If Time Is Relative, Why Didn't I Get A Birthday Present?

For those who care about these things, we've reached 3,000 likes on Facebook!  Is that good?  I don't know.  When asked about this momentous success, co-found Leslee Scallon said, "I want four!" 
I hope she meant four thousand, but I still don't know how to gauge the level of success.  Like Time, Facebook likes are relative.
Speaking of Time, this year we are making Dances With Films run longer.  You do not need to do the same for your films.  Anyone who doubts the relativity of Time need only screen film festival submissions to see how it can expand or contract.  We see ten minute movies that never end, and twenty minute ones that go by in a flash.  Though, the latter is rare.

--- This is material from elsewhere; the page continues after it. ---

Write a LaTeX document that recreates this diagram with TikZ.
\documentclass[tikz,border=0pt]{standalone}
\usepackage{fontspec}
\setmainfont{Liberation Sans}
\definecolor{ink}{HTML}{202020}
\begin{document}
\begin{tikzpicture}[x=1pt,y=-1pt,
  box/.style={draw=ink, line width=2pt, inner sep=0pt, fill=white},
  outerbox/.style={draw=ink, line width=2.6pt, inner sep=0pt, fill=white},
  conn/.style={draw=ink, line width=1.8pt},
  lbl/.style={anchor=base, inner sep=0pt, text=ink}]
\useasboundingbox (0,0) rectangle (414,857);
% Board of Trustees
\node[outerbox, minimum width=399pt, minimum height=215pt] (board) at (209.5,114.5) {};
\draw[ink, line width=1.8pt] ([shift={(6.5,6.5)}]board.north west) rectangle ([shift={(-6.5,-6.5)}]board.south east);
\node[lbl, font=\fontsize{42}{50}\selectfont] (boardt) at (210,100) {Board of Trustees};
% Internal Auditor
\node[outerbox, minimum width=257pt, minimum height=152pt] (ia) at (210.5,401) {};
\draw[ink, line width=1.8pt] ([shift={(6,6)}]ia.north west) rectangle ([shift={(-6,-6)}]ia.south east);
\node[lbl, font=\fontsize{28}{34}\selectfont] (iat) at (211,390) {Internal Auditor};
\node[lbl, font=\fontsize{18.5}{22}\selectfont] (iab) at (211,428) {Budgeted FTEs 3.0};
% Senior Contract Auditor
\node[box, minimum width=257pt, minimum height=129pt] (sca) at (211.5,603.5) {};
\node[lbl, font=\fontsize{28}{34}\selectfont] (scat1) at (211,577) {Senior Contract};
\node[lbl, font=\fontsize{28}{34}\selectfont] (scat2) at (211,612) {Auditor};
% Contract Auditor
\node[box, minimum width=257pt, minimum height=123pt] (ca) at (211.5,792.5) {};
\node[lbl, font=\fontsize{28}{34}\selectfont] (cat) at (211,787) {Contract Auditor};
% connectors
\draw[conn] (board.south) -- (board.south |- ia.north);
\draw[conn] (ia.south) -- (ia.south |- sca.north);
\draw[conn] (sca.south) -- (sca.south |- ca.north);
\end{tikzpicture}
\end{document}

All of this prompted me to write the note, "slow is different from paced."  A movie feels slow when nothing happens for a long time.  Paced can mean the rhythm of dialogue, edits, etc. but within the pace stuff happens.  So make sure "stuff" is always happening in your movie.  Please.
Every year we see shorts and features that spend money in all the wrong ways.  A house with no foundation will not sell, no matter how pretty the lawn is.  Money will not make the audience care about your characters.  High production values will not make a bad actor good.  Before you spend a dime, find a script that jumps off the page, gets under your skin, and keeps you awake at night.  If you're going to spend money on cast, get your money's worth in talent.  High production values then become a wise investment. 

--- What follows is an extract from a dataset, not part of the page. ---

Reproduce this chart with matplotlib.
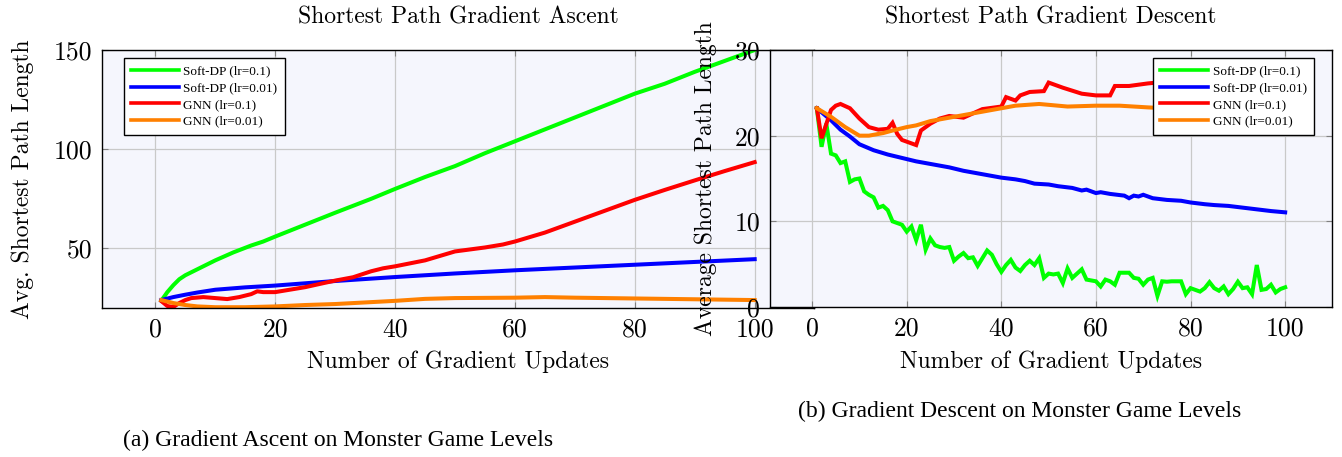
import matplotlib
matplotlib.use("Agg")
import matplotlib.pyplot as plt

plt.rcParams['font.family'] = ['Liberation Serif', 'DejaVu Serif']

# ---------------- data ----------------
series_labels = ["Soft-DP (lr=0.1)", "Soft-DP (lr=0.01)", "GNN (lr=0.1)", "GNN (lr=0.01)"]
series_colors = ["#00ff00", "#0000ff", "#ff0000", "#ff8000"]

# Gradient ascent panel
asc_green_x = [1, 2, 3, 4, 5, 7, 10, 13, 16, 17, 18, 20, 25, 30, 33, 36, 40, 45, 50, 55, 60, 65, 70, 75, 80, 85, 90, 95, 100]
asc_green_y = [23.7, 28, 31.5, 34.5, 36.5, 39.5, 44, 48, 51.5, 52.5, 53.5, 56, 62, 68, 71.5, 75, 80, 86, 91.5, 98, 104, 110, 116, 122, 128, 133, 139, 144.5, 150]

asc_blue_x = [1, 3, 5, 7, 10, 15, 20, 30, 40, 50, 60, 70, 80, 90, 100]
asc_blue_y = [24, 25.5, 26.7, 27.8, 29.2, 30.4, 31.3, 33.6, 35.6, 37.4, 39, 40.4, 41.8, 43.2, 44.6]

asc_red_x = [1, 2, 3, 4, 5, 6, 8, 10, 12, 14, 16, 17, 18, 20, 22, 25, 28, 30, 33, 36, 38, 40, 45, 50, 55, 58, 60, 65, 70, 75, 80, 85, 90, 95, 100]
asc_red_y = [23.5, 21, 20.5, 22.5, 24, 25, 25.5, 25, 24.5, 25.5, 27, 28.4, 28, 28, 29, 30.5, 32.5, 33.8, 35.5, 38.5, 40, 41, 44, 48.5, 50.5, 52, 53.5, 58, 63.5, 69, 74.5, 79.5, 84.3, 89, 93.5]

asc_orange_x = [1, 3, 5, 7, 10, 15, 20, 25, 30, 35, 40, 45, 50, 55, 60, 65, 70, 75, 80, 90, 100]
asc_orange_y = [24, 22.5, 21.5, 20.8, 20.4, 20.4, 20.8, 21.5, 22, 22.8, 23.6, 24.6, 25, 25.1, 25.2, 25.5, 25.2, 25, 24.8, 24.4, 24]

# Gradient descent panel
desc_green_x = list(range(1, 101))
desc_green_y = [23.2, 18.7, 21.4, 17.9, 17.7, 16.8, 17.0, 14.6, 14.9, 15.0,
                13.5, 13.1, 12.8, 11.6, 11.8, 11.3, 10.0, 9.8, 9.6, 8.8,
                9.4, 7.8, 9.6, 6.7, 8.0, 7.2, 7.0, 6.9, 7.0, 5.4,
                5.9, 6.3, 5.7, 5.8, 4.8, 5.7, 6.6, 6.1, 5.0, 4.1,
                4.9, 5.5, 4.6, 4.2, 4.9, 5.4, 4.9, 5.7, 3.4, 3.9,
                3.8, 3.9, 2.8, 4.5, 3.4, 3.9, 4.4, 3.2, 3.1, 3.0,
                2.4, 3.2, 3.0, 2.6, 4.0, 4.0, 4.0, 3.4, 3.3, 2.6,
                3.2, 3.4, 1.3, 3.0, 2.95, 3.0, 3.0, 3.0, 1.5, 2.2,
                2.0, 1.8, 2.2, 2.9, 2.2, 1.9, 2.4, 1.5, 2.1, 2.95,
                2.2, 2.3, 1.5, 4.9, 2.0, 2.1, 2.6, 1.7, 2.1, 2.3]

desc_blue_x = [1, 4, 6, 8, 10, 13, 16, 19, 22, 24, 27, 29, 32, 35, 37, 40, 43, 45, 47, 50, 52, 55, 57, 58, 60, 61, 63, 66, 67, 68, 69, 70, 72, 75, 78, 80, 83, 85, 88, 91, 94, 97, 100]
desc_blue_y = [23.2, 21.8, 20.7, 19.9, 19.0, 18.3, 17.8, 17.4, 17.0, 16.8, 16.5, 16.3, 15.9, 15.6, 15.4, 15.1, 14.9, 14.7, 14.4, 14.3, 14.1, 13.9, 13.6, 13.7, 13.3, 13.4, 13.2, 13.0, 12.7, 13.0, 12.9, 13.1, 12.7, 12.5, 12.4, 12.2, 12.0, 11.9, 11.8, 11.6, 11.4, 11.2, 11.05]

desc_red_x = [1, 2, 4, 5, 6, 8, 10, 12, 14, 16, 17, 18, 19, 22, 23, 25, 27, 29, 32, 34, 36, 40, 41, 43, 44, 46, 49, 50, 53, 57, 60, 63, 64, 67, 71, 75, 80, 85, 90, 95, 100]
desc_red_y = [23.2, 19.7, 23.0, 23.5, 23.7, 23.2, 22.0, 21.0, 20.7, 20.8, 21.5, 20.2, 19.5, 18.9, 20.6, 21.4, 22.0, 22.3, 22.1, 22.6, 23.1, 23.4, 24.5, 24.1, 24.7, 25.1, 25.2, 26.2, 25.6, 24.9, 24.7, 24.7, 25.8, 25.8, 26.1, 26.3, 26.0, 26.4, 26.2, 26.5, 26.4]

desc_orange_x = [1, 4, 7, 10, 12, 15, 17, 20, 22, 25, 29, 33, 36, 40, 43, 48, 54, 60, 65, 71, 75, 80, 90, 100]
desc_orange_y = [23.2, 22.2, 21.0, 20.0, 20.0, 20.3, 20.6, 21.0, 21.2, 21.7, 22.1, 22.5, 22.8, 23.2, 23.5, 23.7, 23.4, 23.5, 23.5, 23.3, 23.2, 23.2, 23.1, 23.0]

x_ticks = [0, 20, 40, 60, 80, 100]
asc_y_ticks = [50, 100, 150]
desc_y_ticks = [0, 10, 20, 30]

# ---------------- figure ----------------
W, H = 1342, 457
fig = plt.figure(figsize=(W / 100, H / 100), dpi=100)

def frac(x0, y0, x1, y1):
    return [x0 / W, 1 - y1 / H, (x1 - x0) / W, (y1 - y0) / H]

ax1 = fig.add_axes(frac(102, 50, 814, 308))
ax2 = fig.add_axes(frac(770, 50, 1332, 307))

BG = "#f5f6fd"
FS_TICK = 18.5
FS_LAB = 17
CM = "cmr10"
LW = 2.9

def style(ax):
    ax.set_facecolor(BG)
    ax.grid(True, color="#c9c9c9", linewidth=0.9)
    ax.set_axisbelow(True)
    ax.tick_params(direction="in", length=4, width=0.8, color="#808080",
                   top=True, right=True, labelsize=FS_TICK, pad=7,
                   labelfontfamily=CM)
    for s in ax.spines.values():
        s.set_linewidth(1.0)
        s.set_color("black")
    ax.set_xticks(x_ticks)
    ax.set_xlim(-8.9, 109.9)

style(ax1)
style(ax2)

asc = [(asc_green_x, asc_green_y), (asc_blue_x, asc_blue_y), (asc_red_x, asc_red_y), (asc_orange_x, asc_orange_y)]
desc = [(desc_green_x, desc_green_y), (desc_blue_x, desc_blue_y), (desc_red_x, desc_red_y), (desc_orange_x, desc_orange_y)]

for (xs, ys), c, lab in zip(asc, series_colors, series_labels):
    ax1.plot(xs, ys, color=c, lw=LW, label=lab, solid_joinstyle="round")
for (xs, ys), c, lab in zip(desc, series_colors, series_labels):
    ax2.plot(xs, ys, color=c, lw=LW, label=lab, solid_joinstyle="miter")

ax1.set_ylim(20, 150)
ax1.set_yticks(asc_y_ticks)
ax2.set_ylim(0, 30)
ax2.set_yticks(desc_y_ticks)

tkw = dict(fontsize=FS_LAB, fontfamily=CM)
ax1.set_title("Shortest Path Gradient Ascent", pad=19, **tkw)
ax2.set_title("Shortest Path Gradient Descent", pad=19, **tkw)
ax1.set_xlabel("Number of Gradient Updates", **tkw)
ax2.set_xlabel("Number of Gradient Updates", **tkw)
ax1.set_ylabel("Avg. Shortest Path Length", **tkw)
ax2.set_ylabel("Average Shortest Path Length", **tkw)
ax1.xaxis.set_label_coords(0.5, -0.165)
ax2.xaxis.set_label_coords(0.5, -0.169)
ax1.yaxis.set_label_coords(-0.095, 0.5)
ax2.yaxis.set_label_coords(-0.095, 0.5)

leg_kw = dict(fontsize=9.5, frameon=True, fancybox=False, framealpha=1.0,
              edgecolor="black", handlelength=3.6, handletextpad=0.35,
              labelspacing=0.34, borderpad=0.55, borderaxespad=0.0)
l1 = ax1.legend(loc="upper left", bbox_to_anchor=(124 / W, 1 - 58 / H),
                bbox_transform=fig.transFigure, **leg_kw)
l2 = ax2.legend(loc="upper right", bbox_to_anchor=(1314 / W, 1 - 58 / H),
                bbox_transform=fig.transFigure, **leg_kw)
for l in (l1, l2):
    l.get_frame().set_linewidth(1.0)
    for h in l.get_lines():
        h.set_linewidth(2.6)

fig.text(338 / W, 1 - 440 / H, "(a) Gradient Ascent on Monster Game Levels",
         ha="center", va="center", fontsize=17)
fig.text(1020 / W, 1 - 411 / H, "(b) Gradient Descent on Monster Game Levels",
         ha="center", va="center", fontsize=17)

fig.savefig("out.png", dpi=100)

That's it for this week.  For those who have submitted, sit tight, we're still watching.  For those who haven't, our regular deadline is coming up in a couple of days.  If you want to save some money, submit ASAP.  If you need the time to make your film better, do.  We'll be open for submissions for a few more weeks.
For those who haven't made their movies yet.  Good for you for doing your research.  I look forward to seeing your work.